Be Wary of Celebrity Debit Cards

Well-known public figures, such as financial advisor Suze Orman and the Kardashian sisters,  have begun marketing their own prepaid debit cards, which promise people with bad credit access to instant cash.

According to the Wall Street Journal, celebrity-sponsored prepaid debit cards may pose unique dangers for consumers, due to the unreasonable fees that are being charged for using the cards. Prepaid debit cards launched by, among others, the Kardashian sisters and hip-hop king Russell Simmons ended up costing more than they were worth. The Kardashians withdrew their cards from the market after consumers discovered ridiculous fees, including an $8 monthly maintenance charge. Even Orman's recently-launched prepaid debit card has fees that can add up quickly (Orman says there will be a $3 activation fee, a $3 monthly maintenance fee, and a $3 charge for every call to a customer service representative).

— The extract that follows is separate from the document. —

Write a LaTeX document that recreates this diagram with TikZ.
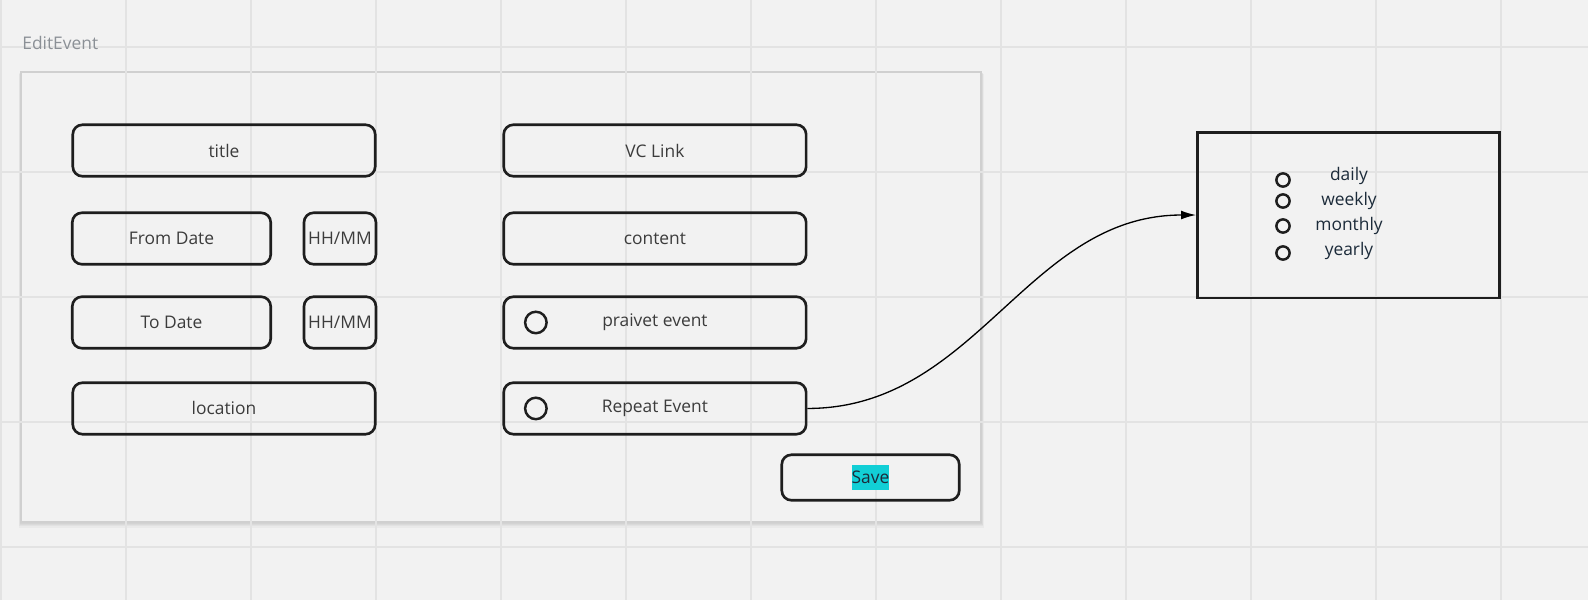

Industry observers claim that these fees will still squeeze money from people who use the cards, ultimately resulting in a financial loss for low-income consumers. While it is true that having a prepaid card can help folks improve their credit rating or help to establish credit, no one should sign up for a new debit card simply because it is offered or endorsed by a celebrity.

About the author: Dan Cooke

A far better practice would be to find a local bank or credit union that offers a low or no fee account with a debit card attached to the account. For those who cannot open a regular bank account due to bad bank credit, some of the big national stores are offering pre-paid debit card accounts that have much lower service fees than the celebrity cards. Be sure to compare prices before signing up for any of these cards, even if it takes a minute or two to go over the fine print on the back of the packaging containing the card in the store.

When it comes to managing your money and your credit score, be a smart consumer and don't let the celebrity images sway you into making a bad financial decision.